Como se puso de manifiesto el pasado miércoles en Madrid, y ayer mismo en Perpiñán, la corriente del independentismo que el president Torra representó en el encuentro con el Gobierno central sigue enrocada en el unilateralismo y en el desprecio a la gestión de las instituciones autonómicas. La otra corriente, encarnada por Esquerra Republicana de Catalunya, mantiene la estrategia contraria para alcanzar los mismos objetivos.
La disputa entre estas dos corrientes no se resolverá hasta que los ciudadanos de Cataluña se pronuncien en las urnas, algo que no sucederá hasta que Torra lo decida, convocando elecciones, o hasta que el itinerario judicial de su inhabilitación lo precipite. En cualquiera de ambos supuestos, tanto él como su partido, Junts per Catalunya, están convencidos de que sus intereses electorales saldrán reforzados, y de que, entonces, podrán poner fin a la vía de diálogo recién inaugurada.

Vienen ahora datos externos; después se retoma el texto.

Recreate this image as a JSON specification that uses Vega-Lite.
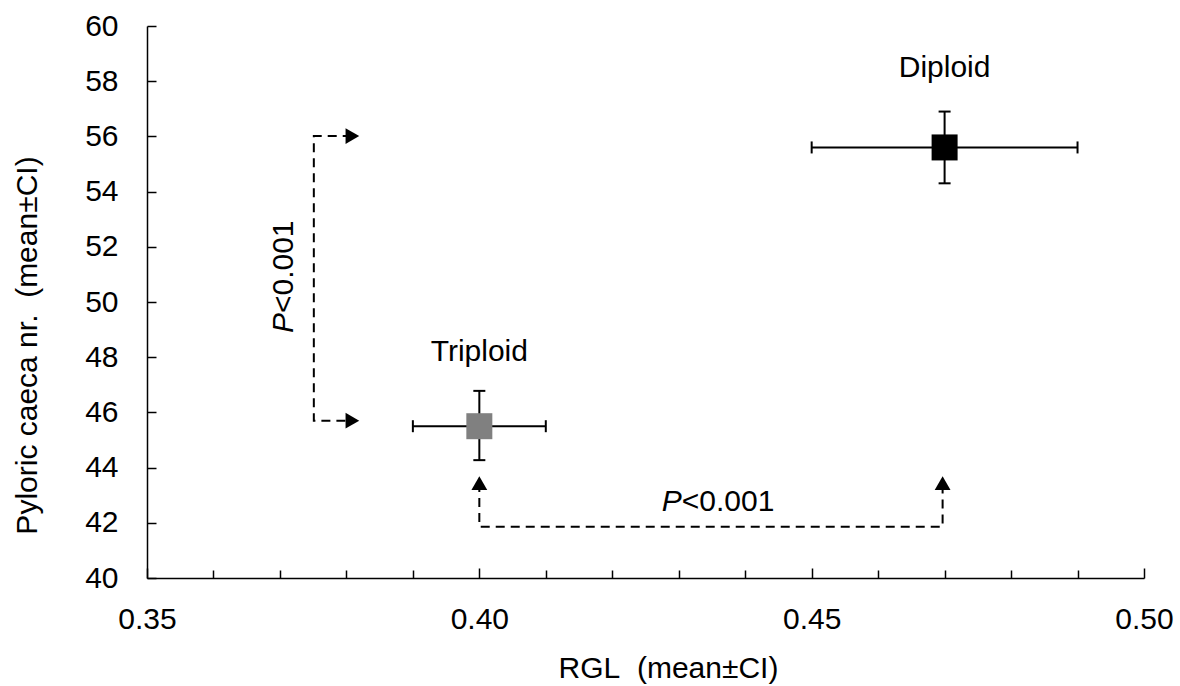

Son razones que no escaparon durante la reunión a ninguna de las partes, y que, a la espera de próximos encuentros, amenazan con llevar la crisis territorial en Cataluña hacia una nueva vía muerta, al menos momentánea. Con la única salvedad de que, aun sin la esperanza de alcanzar avances sustantivos, todas las fuerzas políticas que aceptaron sentarse a la mesa han quedado, para lo bueno y para lo malo, rehenes de ella.